Sénégal numérique : la GSMA prône quatre réformes pour libérer 1,6 milliard d’euros d’ici 2030
vendredi 12 décembre 2025
Comme de nombreux pays d’Afrique, le Sénégal fait de la transformation numérique un moteur de croissance économique nationale. Mais pour que cette ambition se concrétise, des actions fortes sont nécessaires. A défaut, le pays pourrait bien passer à côté des dividendes numériques.
Le Sénégal affiche des performances notables dans le numérique, avec une couverture 4G atteignant 97% de la population (39% pour la 5G) et un taux d’inclusion financière porté à 76% des adultes grâce au mobile money. Pourtant, un écart d’usage persiste : 54% des Sénégalais vivant dans des zones couvertes n’utilisent pas internet mobile pour 43% qui le font.

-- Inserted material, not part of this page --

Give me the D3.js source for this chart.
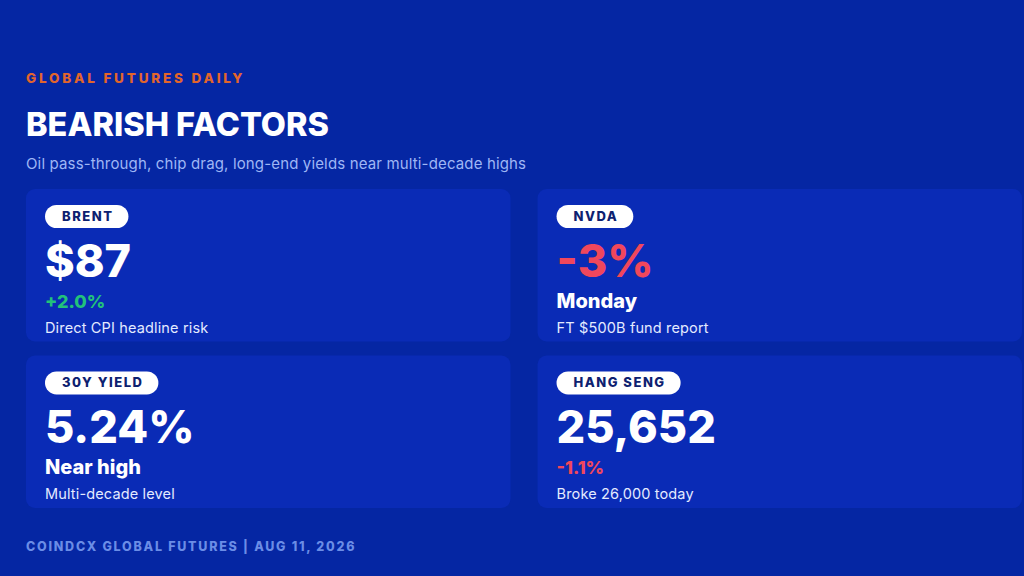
<!DOCTYPE html>
<html lang="en">
<head>
<meta charset="UTF-8">
<script src="https://d3js.org/d3.v7.min.js"></script>
<title>Bearish Factors</title>
<style>
html, body {
    margin: 0;
    padding: 0;
    background-color: #0526a3;
}
svg {
    display: block;
}
text {
    font-family: 'Inter', 'Noto Sans', sans-serif;
}
</style>
</head>
<body>
<svg id='canvas'></svg>
<script>
// card contents, read left-to-right, top-to-bottom
let labels = ['BRENT', 'NVDA', '30Y YIELD', 'HANG SENG']
let values = ['$87', '-3%', '5.24%', '25,652']
let notes = ['+2.0%', 'Monday', 'Near high', '-1.1%']
let details = ['Direct CPI headline risk', 'FT $500B fund report', 'Multi-decade level', 'Broke 26,000 today']

let kicker = 'GLOBAL FUTURES DAILY'
let title = 'BEARISH FACTORS'
let subtitle = 'Oil pass-through, chip drag, long-end yields near multi-decade highs'
let footer = 'COINDCX GLOBAL FUTURES | AUG 11, 2026'

let width = 1024
let height = 576

let svg = d3.select('#canvas')
    .attr('width', width)
    .attr('height', height)

svg.append('rect')
    .attr('width', width)
    .attr('height', height)
    .attr('fill', '#0526a3')

let signColor = (s) => {
    if (s[0] === '+') return '#22c27a'
    if (s[0] === '-') return '#f0475c'
    return '#ffffff'
}

// header
svg.append('text')
    .attr('x', 26).attr('y', 83)
    .attr('fill', '#e2652c')
    .attr('font-size', 13.5)
    .attr('font-weight', 800)
    .attr('letter-spacing', 2.8)
    .text(kicker)

svg.append('text')
    .attr('x', 26).attr('y', 136)
    .attr('fill', '#ffffff')
    .attr('font-size', 32.5)
    .attr('font-weight', 800)
    .text(title)

svg.append('text')
    .attr('x', 26).attr('y', 169)
    .attr('fill', '#9fb6f5')
    .attr('font-size', 15)
    .attr('letter-spacing', 0.15)
    .text(subtitle)

// grid of cards
let xScale = d3.scaleBand()
    .domain([0, 1])
    .range([26, 1022])
    .paddingInner(0.053)

let yScale = d3.scaleBand()
    .domain([0, 1])
    .range([189, 508])
    .paddingInner(0.084)

let cards = svg.selectAll('g.card')
    .data(labels)
    .enter()
    .append('g')
    .attr('class', 'card')
    .attr('transform', (d, i) => 'translate(' + xScale(i % 2) + ',' + yScale(Math.floor(i / 2)) + ')')

cards.append('rect')
    .attr('width', xScale.bandwidth())
    .attr('height', yScale.bandwidth())
    .attr('rx', 9)
    .attr('fill', '#0a2bb6')

let pills = cards.append('g')
    .attr('transform', 'translate(19, 16)')

let pillRect = pills.append('rect')
    .attr('height', 23)
    .attr('rx', 11.5)
    .attr('fill', '#ffffff')

let pillText = pills.append('text')
    .attr('x', 17).attr('y', 16)
    .attr('fill', '#0d2170')
    .attr('font-size', 13)
    .attr('font-weight', 800)
    .attr('letter-spacing', 1.5)
    .text((d) => d)

pillText.each(function (d, i) {
    let w = this.getComputedTextLength() + 32
    d3.select(pillRect.nodes()[i]).attr('width', w)
})

cards.append('text')
    .attr('x', 19).attr('y', 88)
    .attr('fill', (d, i) => signColor(values[i]))
    .attr('font-size', 45)
    .attr('font-weight', 800)
    .text((d, i) => values[i])

cards.append('text')
    .attr('x', 19).attr('y', 119)
    .attr('fill', (d, i) => signColor(notes[i]))
    .attr('font-size', (d, i) => /^[+-]/.test(notes[i]) ? 18 : 20)
    .attr('font-weight', 800)
    .text((d, i) => notes[i])

cards.append('text')
    .attr('x', 19).attr('y', 144)
    .attr('fill', '#e4eaff')
    .attr('font-size', 14.5)
    .attr('letter-spacing', 0.15)
    .text((d, i) => details[i])

// footer
svg.append('text')
    .attr('x', 26).attr('y', 551)
    .attr('fill', '#6b8de6')
    .attr('font-size', 12.5)
    .attr('font-weight', 800)
    .attr('letter-spacing', 1.75)
    .text(footer)
</script>
</body>
</html>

Pour libérer tout le potentiel de l’économie numérique, l’Association mondiale des opérateurs mobiles (GSMA) a identifié quatre réformes prioritaires. Elles ont été présentées à Alioune Sall, le ministre de la Communication, des Télécommunications et du Numérique, le 5 décembre dernier, lors de la première édition du Digital Africa Summit Sénégal tenue à Dakar. Contenues dans son rapport « Stimuler la transformation numérique de l’économie au Sénégal. Opportunité, recommandations politiques et rôle du mobile », la GSMA soutient qu’elles contribueront à la création d’une valeur ajoutée de 1 100 milliards FCFA (environ 1,6 milliard d’euros) et 280 000 emplois d’ici 2030, tout en rapprochant le pays des objectifs ambitieux de sa stratégie « New Deal Technologique 2034 ».
Une réforme jugée nécessaire
Première réforme à effectuer, consolider l’environnement d’investissement. La GSMA estime que pour étendre la couverture 4G à 99,5% de la population, un investissement de 8,5 milliards d’euros suffirait — un montant qui doublerait en l’absence de réformes. Cet effort passe par une politique du spectre plus prévisible et des redevances alignées sur les standards régionaux, une meilleure coordination énergie-télécoms pour réduire les coûts opérationnels, et la reconnaissance des infrastructures télécoms comme critiques, afin de les protéger du vandalisme.
Le secteur mobile supporte une charge fiscale élevée et complexe estime l’Association qui recommande de réduire la Contribution spéciale des télécommunications (CST) et la Redevance d’utilisation des télécommunications (RUTEL) de 4,5% et 5% respectivement à 3% chacune. Surtout, elle préconise la suppression de la TVA (18%) et des droits de douane (environ 7,7%) sur les smartphones d’entrée de gamme, dont le coût représente aujourd’hui 42% du revenu mensuel des 40% les plus pauvres. Enfin, elle appelle à abroger la nouvelle taxe de 0,5% sur les transactions de mobile money, jugée contre-productive pour l’inclusion financière.
Agir maintenant pour sécuriser le futur
L’accès au numérique reste handicapé par le prix des terminaux et le déficit de compétences. La GSMA suggère de s’appuyer sur les programmes existants, comme la distribution de smartphones par le Fonds de service universel, et d’accélérer le plan national de formation. L’intégration d’API dans les services publics (via des initiatives comme GSMA Open Gateway) pourrait aussi renforcer l’adoption.
Enfin, la réussite du New Deal Technologique 2034 nécessite une mise à jour du cadre légal. Cela inclut l’adoption de licences technologiquement neutres et de longue durée (20 ans), la définition d’un cadre pour les technologies émergentes (satellites LEO, intelligence artificielle), et une meilleure coordination entre régulateurs pour le mobile money.
La mise en œuvre combinée de ces mesures aurait un effet transformateur. D’ici 2030, elle permettrait d’ajouter 2,6 millions d’utilisateurs uniques d’internet mobile, réduisant l’écart d’usage de 12%. Sur le plan macroéconomique, l’impact serait particulièrement fort dans l’agriculture, l’industrie, le commerce et les services publics, où la digitalisation des processus, la diffusion des données et l’automatisation pourraient générer des gains de productivité significatifs. Malgré des baisses d’impôts sectoriels immédiates, GSMA estime que la croissance économique induite et une meilleure collecte digitale des recettes aboutiraient à un impact fiscal net positif de 635,7 millions d’euros (417 milliards FCFA), d’ici 2030.
En partenariat avec le secteur privé, l’État sénégalais a l’opportunité de faire du numérique un véritable moteur de développement inclusif et de croissance durable, selon GSMA. Conscient de cette vérité, Alioune Sall a salué les recommandations de l’Association, affirmant que « ce rapport contribue à renforcer une dynamique collective, il nous invite à poursuivre nos efforts, à consolider nos acquis et à faire preuve de lucidité dans l’identification des priorités à court, moyen et long terme ».